**Challenge**
Pictures aside, write out every record exactly as it appears.

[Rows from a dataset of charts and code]
=-=-=

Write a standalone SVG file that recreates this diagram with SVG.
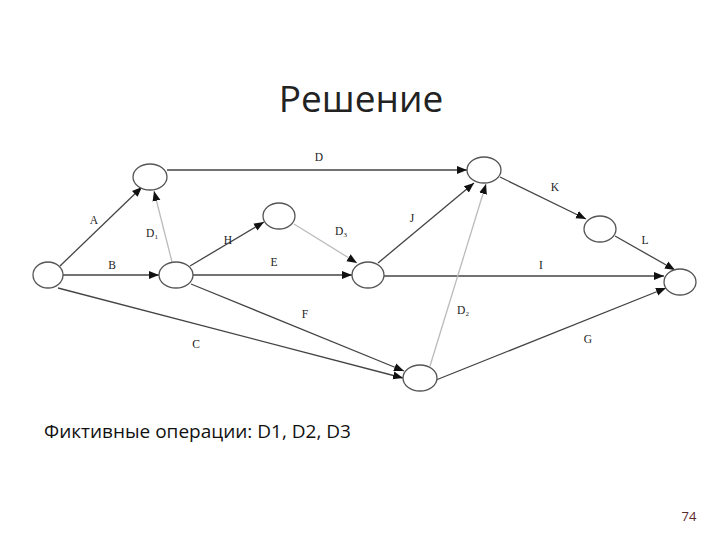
<svg xmlns="http://www.w3.org/2000/svg" width="720" height="540" viewBox="0 0 720 540">
<style>
.n{fill:#fff;stroke:#555;stroke-width:1.3}
.e{stroke:#444;stroke-width:1.3;fill:none;marker-end:url(#ah)}
.g{stroke:#bbb;stroke-width:1.3;fill:none;marker-end:url(#ah)}
.l{font-family:"Liberation Serif",serif;font-size:11.5px;fill:#222;text-anchor:middle}
.s{font-size:7px}
</style>
<defs>
<marker id="ah" viewBox="0 0 10 10" refX="10" refY="5" markerWidth="10" markerHeight="10" markerUnits="userSpaceOnUse" orient="auto">
<path d="M0,1 L10,5 L0,9 z" fill="#111"/>
</marker>
</defs>
<rect width="720" height="540" fill="#fff"/>
<text x="361" y="112" font-family="Open Sans, Liberation Sans, sans-serif" font-size="37" fill="#222" text-anchor="middle">Решение</text>
<g id="connectors">
<line class="e" x1="60" y1="266" x2="142" y2="187"/>
<line class="e" x1="63" y1="275" x2="159" y2="275"/>
<line class="e" x1="58" y1="288" x2="403" y2="378"/>
<line class="e" x1="167" y1="170" x2="467" y2="170"/>
<line class="g" x1="172" y1="262" x2="154" y2="191"/>
<line class="e" x1="190" y1="266" x2="264" y2="222"/>
<line class="e" x1="193" y1="275" x2="352" y2="275"/>
<line class="e" x1="191" y1="284" x2="404" y2="371"/>
<line class="g" x1="294" y1="224" x2="357" y2="263"/>
<line class="e" x1="378" y1="263" x2="474" y2="183"/>
<line class="e" x1="384" y1="276" x2="664" y2="276"/>
<line class="g" x1="430" y1="366" x2="486" y2="184"/>
<line class="e" x1="436" y1="380" x2="666" y2="288"/>
<line class="e" x1="500" y1="177" x2="586" y2="219"/>
<line class="e" x1="615" y1="236" x2="675" y2="270"/>
<text class="l" x="94" y="224">A</text>
<text class="l" x="112" y="269">B</text>
<text class="l" x="196" y="348">C</text>
<text class="l" x="319" y="161">D</text>
<text class="l" x="152" y="237">D<tspan class="s" dy="2">1</tspan></text>
<text class="l" x="228" y="244">H</text>
<text class="l" x="274" y="266">E</text>
<text class="l" x="305" y="318">F</text>
<text class="l" x="341" y="235">D<tspan class="s" dy="2">3</tspan></text>
<text class="l" x="412" y="222">J</text>
<text class="l" x="541" y="269">I</text>
<text class="l" x="463" y="314">D<tspan class="s" dy="2">2</tspan></text>
<text class="l" x="588" y="343">G</text>
<text class="l" x="555" y="191">K</text>
<text class="l" x="645" y="244">L</text>
</g>
<g id="n1"><ellipse class="n" cx="48" cy="275" rx="15" ry="13"/></g>
<g id="n2"><ellipse class="n" cx="150" cy="177" rx="17" ry="13"/></g>
<g id="n3"><ellipse class="n" cx="176" cy="275" rx="17" ry="13"/></g>
<g id="n4"><ellipse class="n" cx="279" cy="216" rx="16" ry="13"/></g>
<g id="n5"><ellipse class="n" cx="368" cy="275" rx="16" ry="13"/></g>
<g id="n6"><ellipse class="n" cx="484" cy="170" rx="17" ry="13"/></g>
<g id="n7"><ellipse class="n" cx="600" cy="229" rx="16" ry="13"/></g>
<g id="n8"><ellipse class="n" cx="680" cy="282" rx="16" ry="13"/></g>
<g id="n9"><ellipse class="n" cx="420" cy="378" rx="17" ry="13"/></g>
<text x="44" y="438" font-family="Open Sans, Liberation Sans, sans-serif" font-size="19" fill="#111">Фиктивные операции: D1, D2, D3</text>
<text x="689" y="521" font-family="Open Sans, Liberation Sans, sans-serif" font-size="13" fill="#5a2a2a" text-anchor="middle">74</text>
</svg>
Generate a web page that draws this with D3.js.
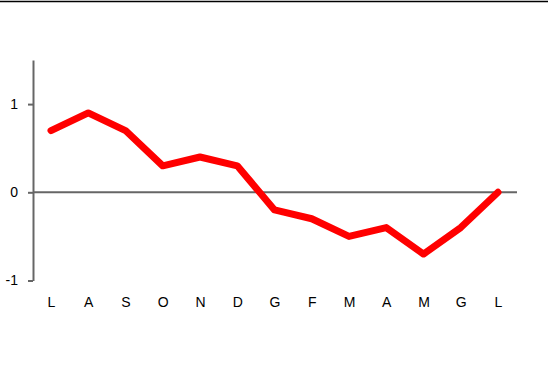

=-=-=

**Worked answer**
Write a standalone SVG file that recreates this diagram with SVG.
<svg xmlns="http://www.w3.org/2000/svg" width="720" height="540" viewBox="0 0 720 540">
<style>
.n{fill:#fff;stroke:#555;stroke-width:1.3}
.e{stroke:#444;stroke-width:1.3;fill:none;marker-end:url(#ah)}
.g{stroke:#bbb;stroke-width:1.3;fill:none;marker-end:url(#ah)}
.l{font-family:"Liberation Serif",serif;font-size:11.5px;fill:#222;text-anchor:middle}
.s{font-size:7px}
</style>
<defs>
<marker id="ah" viewBox="0 0 10 10" refX="10" refY="5" markerWidth="10" markerHeight="10" markerUnits="userSpaceOnUse" orient="auto">
<path d="M0,1 L10,5 L0,9 z" fill="#111"/>
</marker>
</defs>
<rect width="720" height="540" fill="#fff"/>
<text x="361" y="112" font-family="Open Sans, Liberation Sans, sans-serif" font-size="37" fill="#222" text-anchor="middle">Решение</text>
<g id="connectors">
<line class="e" x1="60" y1="266" x2="142" y2="187"/>
<line class="e" x1="63" y1="275" x2="159" y2="275"/>
<line class="e" x1="58" y1="288" x2="403" y2="378"/>
<line class="e" x1="167" y1="170" x2="467" y2="170"/>
<line class="g" x1="172" y1="262" x2="154" y2="191"/>
<line class="e" x1="190" y1="266" x2="264" y2="222"/>
<line class="e" x1="193" y1="275" x2="352" y2="275"/>
<line class="e" x1="191" y1="284" x2="404" y2="371"/>
<line class="g" x1="294" y1="224" x2="357" y2="263"/>
<line class="e" x1="378" y1="263" x2="474" y2="183"/>
<line class="e" x1="384" y1="276" x2="664" y2="276"/>
<line class="g" x1="430" y1="366" x2="486" y2="184"/>
<line class="e" x1="436" y1="380" x2="666" y2="288"/>
<line class="e" x1="500" y1="177" x2="586" y2="219"/>
<line class="e" x1="615" y1="236" x2="675" y2="270"/>
<text class="l" x="94" y="224">A</text>
<text class="l" x="112" y="269">B</text>
<text class="l" x="196" y="348">C</text>
<text class="l" x="319" y="161">D</text>
<text class="l" x="152" y="237">D<tspan class="s" dy="2">1</tspan></text>
<text class="l" x="228" y="244">H</text>
<text class="l" x="274" y="266">E</text>
<text class="l" x="305" y="318">F</text>
<text class="l" x="341" y="235">D<tspan class="s" dy="2">3</tspan></text>
<text class="l" x="412" y="222">J</text>
<text class="l" x="541" y="269">I</text>
<text class="l" x="463" y="314">D<tspan class="s" dy="2">2</tspan></text>
<text class="l" x="588" y="343">G</text>
<text class="l" x="555" y="191">K</text>
<text class="l" x="645" y="244">L</text>
</g>
<g id="n1"><ellipse class="n" cx="48" cy="275" rx="15" ry="13"/></g>
<g id="n2"><ellipse class="n" cx="150" cy="177" rx="17" ry="13"/></g>
<g id="n3"><ellipse class="n" cx="176" cy="275" rx="17" ry="13"/></g>
<g id="n4"><ellipse class="n" cx="279" cy="216" rx="16" ry="13"/></g>
<g id="n5"><ellipse class="n" cx="368" cy="275" rx="16" ry="13"/></g>
<g id="n6"><ellipse class="n" cx="484" cy="170" rx="17" ry="13"/></g>
<g id="n7"><ellipse class="n" cx="600" cy="229" rx="16" ry="13"/></g>
<g id="n8"><ellipse class="n" cx="680" cy="282" rx="16" ry="13"/></g>
<g id="n9"><ellipse class="n" cx="420" cy="378" rx="17" ry="13"/></g>
<text x="44" y="438" font-family="Open Sans, Liberation Sans, sans-serif" font-size="19" fill="#111">Фиктивные операции: D1, D2, D3</text>
<text x="689" y="521" font-family="Open Sans, Liberation Sans, sans-serif" font-size="13" fill="#5a2a2a" text-anchor="middle">74</text>
</svg>
Generate a web page that draws this with D3.js.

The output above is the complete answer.